> _Set problem_
Your task is to retype the lines from the opening of the material through the line that includes "from bokeh.resources import INLINE". Do not copy the pictures.

┄┄┄┄┄┄┄┄┄┄┄┄┄┄┄┄┄┄┄┄

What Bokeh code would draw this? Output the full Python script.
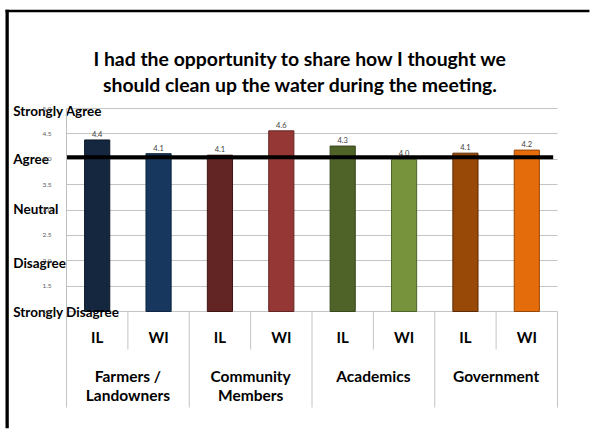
from bokeh.plotting import figure
from bokeh.models import Range1d, FixedTicker, PrintfTickFormatter, ColumnDataSource, BoxAnnotation
from bokeh.core.properties import value
from bokeh.embed import file_html
from bokeh.resources import INLINE

# ---------------- data ----------------
title_lines = ["I had the opportunity to share how I thought we",
               "should clean up the water during the meeting."]
states = ["IL", "WI", "IL", "WI", "IL", "WI", "IL", "WI"]
groups = ["Farmers /\nLandowners", "Community\nMembers", "Academics", "Government"]
scores = [4.38, 4.11, 4.08, 4.56, 4.26, 4.00, 4.12, 4.18]
reference_level = 4.04
likert_labels = ["Strongly Disagree", "Disagree", "Neutral", "Agree", "Strongly Agree"]
likert_values = [1, 2, 3, 4, 5]
y_ticks = [1.0, 1.5, 2.0, 2.5, 3.0, 3.5, 4.0, 4.5, 5.0]
bar_colors = ["#14273F", "#17375E", "#632523", "#953735", "#4F6228", "#77933C", "#984807", "#E46C0A"]
bar_edges = ["#0B1726", "#10253F", "#3F1514", "#632523", "#3A481D", "#4F6228", "#5E2C04", "#984807"]

FONT = "Lato"
n = len(states)

X0, X1 = -1.0754, 8.5703
Y0, Y1 = -1.581, 7.128

p = figure(width=592, height=442, title=None,
           x_range=Range1d(X0, X1), y_range=Range1d(Y0, Y1),
           output_backend="svg", toolbar_location=None, x_axis_location=None,
           min_border_left=0, min_border_right=0, min_border_top=0, min_border_bottom=0)
p.outline_line_color = None
p.background_fill_color = "white"
p.border_fill_color = "white"

tk = FixedTicker(ticks=y_ticks)
ax = p.yaxis[0]
ax.ticker = tk
ax.fixed_location = 0
ax.bounds = (1, 5)
ax.formatter = PrintfTickFormatter(format="%.1f")
ax.major_tick_line_color = None
ax.minor_tick_line_color = None
ax.axis_line_color = "#bfbfbf"
ax.major_label_text_font_size = "6.5px"
ax.major_label_text_color = "#595959"
ax.major_label_text_font = FONT
ax.major_label_standoff = 9

gr = p.ygrid[0]
gr.ticker = tk
gr.grid_line_color = "#c4c4c4"
try:
    gr.cross_bounds = (0, n)
except Exception:
    p.add_layout(BoxAnnotation(right=0, fill_color="white", fill_alpha=1, line_color=None, level="underlay"))
    p.add_layout(BoxAnnotation(left=n, fill_color="white", fill_alpha=1, line_color=None, level="underlay"))
for g in p.xgrid:
    g.visible = False

# slide frame: top rule and left rule as filled annotation boxes
p.add_layout(BoxAnnotation(left=-0.9939, right=X1 - 0.05, top=6.9448, bottom=6.8975,
                           fill_color="black", fill_alpha=1, line_color=None))
p.add_layout(BoxAnnotation(left=-0.9939, right=-0.9402, top=6.9448, bottom=-1.3,
                           fill_color="black", fill_alpha=1, line_color=None))

xs = [i + 0.5 for i in range(n)]
src = ColumnDataSource(dict(x=xs, top=scores, fill=bar_colors, edge=bar_edges,
                            label=[f"{v:.1f}" for v in scores]))
p.vbar(x="x", top="top", bottom=1, width=0.41, fill_color="fill", line_color="edge",
       line_width=1, source=src)
p.text(x="x", y="top", text="label", source=src, text_align="center", text_baseline="bottom",
       y_offset=-3, text_font_size="7.5px", text_color="#404040", text_font=value(FONT))

p.segment(x0=[0], y0=[reference_level], x1=[n - 0.07], y1=[reference_level],
          line_color="black", line_width=4)

# category separators
inner = [i for i in range(1, n, 2)]
outer = [i for i in range(0, n + 1, 2)]
p.segment(x0=inner, y0=[1] * len(inner), x1=inner, y1=[0.251] * len(inner),
          line_color="#c4c4c4", line_width=1)
p.segment(x0=outer, y0=[1] * len(outer), x1=outer, y1=[-0.892] * len(outer),
          line_color="#c4c4c4", line_width=1)

p.text(x=xs, y=[0.488] * n, text=states, text_align="center", text_baseline="middle",
       text_font_size="15px", text_font_style="bold", text_color="black", text_font=value(FONT))

gx, gy, gt = [], [], []
for j, g in enumerate(groups):
    for k, line in enumerate(g.split("\n")):
        gx.append(2 * j + 1)
        gy.append(-0.261 - 0.384 * k)
        gt.append(line)
p.text(x=gx, y=gy, text=gt, text_align="center", text_baseline="middle",
       text_font_size="15.5px", text_font_style="bold", text_color="black", text_font=value(FONT))

offsets = {1: 0.0, 2: -0.05, 3: 0.02, 4: 0.0, 5: -0.05}
p.text(x=[-0.868] * len(likert_values), y=[v + offsets[v] for v in likert_values], text=likert_labels,
       text_align="left", text_baseline="middle", text_font_size="13.5px", text_font_style="bold",
       text_color="black", text_font=value(FONT))

p.text(x=[3.81, 3.81], y=[5.985, 5.473], text=title_lines, text_align="center", text_baseline="middle",
       text_font_size="19.4px", text_font_style="bold", text_color="black", text_font=value(FONT))

open("out.html", "w").write(file_html(p, INLINE))
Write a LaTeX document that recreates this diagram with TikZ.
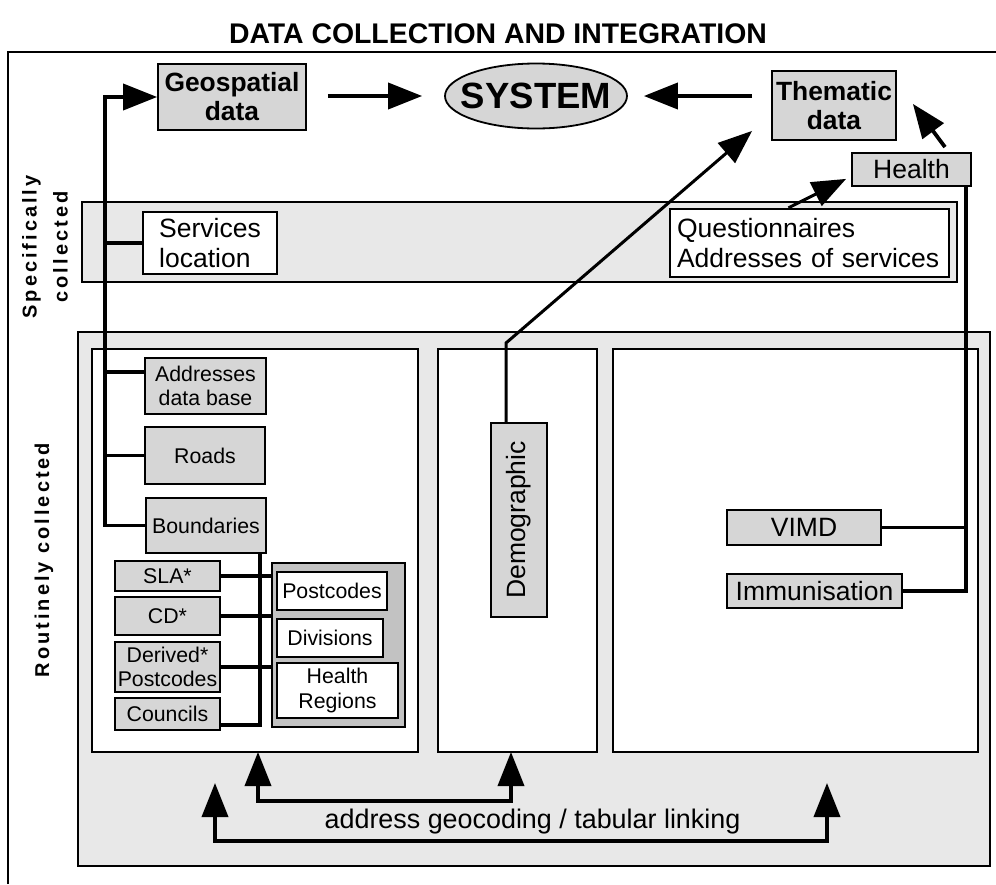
\documentclass[tikz,border=0pt]{standalone}
\usepackage{fontspec}
\setmainfont{Liberation Sans}
\usetikzlibrary{arrows.meta,calc,shapes.geometric}

\tikzset{
  frame/.style={line width=1.8pt},
  box/.style={draw, line width=1.8pt, fill=boxcol, inner sep=1pt, align=center,
    font=\fontsize{26.5}{30}\selectfont},
  sbox/.style={box, font=\fontsize{21.3}{24.5}\selectfont},
  wbox/.style={sbox, fill=white, line width=2.4pt},
  bigbold/.style={font=\bfseries\fontsize{26.4}{29}\selectfont},
  side/.style={align=center, rotate=90,
    font=\bfseries\fontsize{20}{31}\selectfont\addfontfeature{LetterSpace=15}},
  conn/.style={line width=3.8pt},
  arr/.style={-{Triangle[length=34pt,width=26pt]}},
  darr/.style={{Triangle[length=34pt,width=26pt]}-{Triangle[length=34pt,width=26pt]}}
}

\begin{document}
\begin{tikzpicture}[x=1pt,y=-1pt]

  \definecolor{boxcol}{gray}{0.84}
  \definecolor{bandcol}{gray}{0.91}
  \definecolor{grpcol}{gray}{0.76}

  \useasboundingbox (0,0) rectangle (996,884);

  \node[font=\bfseries\fontsize{28.4}{34}\selectfont, anchor=base] (title) at (498,43)
    {DATA COLLECTION AND INTEGRATION};

  % frame and bands
  \draw[line width=2.5pt] (8,884) |- (996,52);
  \draw[frame, fill=bandcol] (82,202) rectangle (957,282);
  \draw[frame, fill=bandcol] (78,332) rectangle (990,866);
  \draw[frame, fill=white] (92,349) rectangle (418,752);
  \draw[frame, fill=white] (438,349) rectangle (597,752);
  \draw[frame, fill=white] (613,349) rectangle (978,752);

  \node[side] (spec) at (45,247) {Specifically\\collected};
  \node[side] (rout) at (44,560) {Routinely collected};

  % top row
  \node[box, bigbold, minimum width=148pt, minimum height=66pt] (geo) at (232,97) {Geospatial\\data};
  \node[ellipse, draw, line width=1.8pt, fill=boxcol, minimum width=182pt, minimum height=65pt,
    inner sep=0pt, font=\bfseries\fontsize{36.5}{40}\selectfont] (sys) at (536,96) {\makebox[0pt]{SYSTEM}};
  \node[box, bigbold, minimum width=124pt, minimum height=69pt] (them) at (834,105.5) {Thematic\\data};
  \node[box, minimum width=119pt, minimum height=33pt] (health) at (911.5,169.5) {Health};

  % specifically collected
  \node[box, fill=white, line width=2.2pt, align=left, minimum width=134pt, minimum height=62pt] (svc)
    at (210,243) {Services\\location};
  \node[box, fill=white, line width=2.4pt, align=left, text width=265pt, inner sep=7pt,
    minimum height=68pt] (quest) at (809.5,243) {Questionnaires\\Addresses of services};

  % routinely collected, geospatial
  \node[sbox, minimum width=121pt, minimum height=56pt] (adb) at (205.5,386) {Addresses\\data base};
  \node[sbox, minimum width=120pt, minimum height=57pt] (roads) at (205,455.5) {Roads};
  \node[sbox, minimum width=120pt, minimum height=55pt] (bnd) at (206,525.5) {Boundaries};
  \node[sbox, minimum width=105pt, minimum height=30pt] (sla) at (167.5,576) {SLA*};
  \node[sbox, minimum width=105pt, minimum height=38pt] (cd) at (167.5,616) {CD*};
  \node[sbox, minimum width=105pt, minimum height=50pt] (der) at (167.5,667) {Derived*\\Postcodes};
  \node[sbox, minimum width=105pt, minimum height=32pt] (cou) at (167.5,714) {Councils};

  \node[draw, line width=1.8pt, fill=grpcol, minimum width=133pt, minimum height=164pt] (grp)
    at (338.5,645) {};
  \node[wbox, minimum width=110pt, minimum height=38pt] (pc) at (332,591) {Postcodes};
  \node[wbox, minimum width=106pt, minimum height=38pt] (div) at (330,638) {Divisions};
  \node[wbox, minimum width=121pt, minimum height=55pt] (hr) at (337.5,690.5) {Health\\Regions};

  % demographic and health data
  \node[box, rotate=90, minimum width=194pt, minimum height=56pt] (demo) at (519,520) {Demographic};
  \node[box, minimum width=154pt, minimum height=35pt] (vimd) at (804,527.5) {VIMD};
  \node[box, minimum width=175pt, minimum height=34pt] (imm) at (814.5,591) {Immunisation};

  \node[font=\fontsize{26.9}{30}\selectfont, anchor=base] (link) at (532.5,828)
    {address geocoding / tabular linking};

  % into the system
  \draw[conn, arr, shorten <=21pt, shorten >=22pt] (geo.east |- sys.west) -- (sys.west);
  \draw[conn, arr, shorten <=19pt, shorten >=16pt] (sys.east -| them.west) -- (sys.east);

  % geospatial spine
  \coordinate (spine) at (105,97);
  \coordinate (adbin) at ($(adb.west)+(0,-14)$);
  \draw[conn, arr] (bnd.west) -| (spine) -- (geo.west);
  \draw[conn] (adbin) -- (adbin -| spine);
  \draw[conn] (roads.west) -- (roads.west -| spine);
  \draw[conn] (svc.west) -- (svc.west -| spine);

  % boundaries tree
  \coordinate (btree) at (260,553);
  \draw[conn] (btree) |- ($(cou.east)+(0,11)$);
  \draw[conn] (sla.east) -- (sla.east -| grp.west);
  \draw[conn] (cd.east) -- (cd.east -| grp.west);
  \draw[conn] (der.east) -- (der.east -| grp.west);

  % thematic
  \coordinate (dkink) at (506,343);
  \coordinate (dtip) at ($(them.south west)+(-19,-10)$);
  \draw[line width=3pt, arr] (dkink |- demo.east) -- (dkink) -- (dtip);
  \coordinate (htip) at ($(them.south east)+(16,-37)$);
  \draw[conn, arr] ($(health.north)+(33.5,-5)$) -- (htip);
  \coordinate (qtip) at ($(health.south west)+(-5,-8)$);
  \draw[line width=3pt, arr] ($(quest.north)+(-21,0)$) -- (qtip);
  \coordinate (hx) at (966,0);
  \draw[conn] (imm.east) -- (imm.east -| hx) -- (hx |- health.south);
  \draw[conn] (vimd.east) -- (vimd.east -| hx);

  % linking
  \coordinate (lpa) at (258,752);
  \coordinate (mpa) at (511,752);
  \coordinate (lpb) at (215,783);
  \coordinate (rpb) at (827,783);
  \draw[conn, darr] (lpa) -- ++(0,49) -| (mpa);
  \draw[conn, darr] (lpb) -- ++(0,58) -| (rpb);

\end{tikzpicture}
\end{document}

┄┄┄┄┄┄┄┄┄┄┄┄┄┄┄┄┄┄┄┄

> _Response_
What Bokeh code would draw this? Output the full Python script.
from bokeh.plotting import figure
from bokeh.models import Range1d, FixedTicker, PrintfTickFormatter, ColumnDataSource, BoxAnnotation
from bokeh.core.properties import value
from bokeh.embed import file_html
from bokeh.resources import INLINE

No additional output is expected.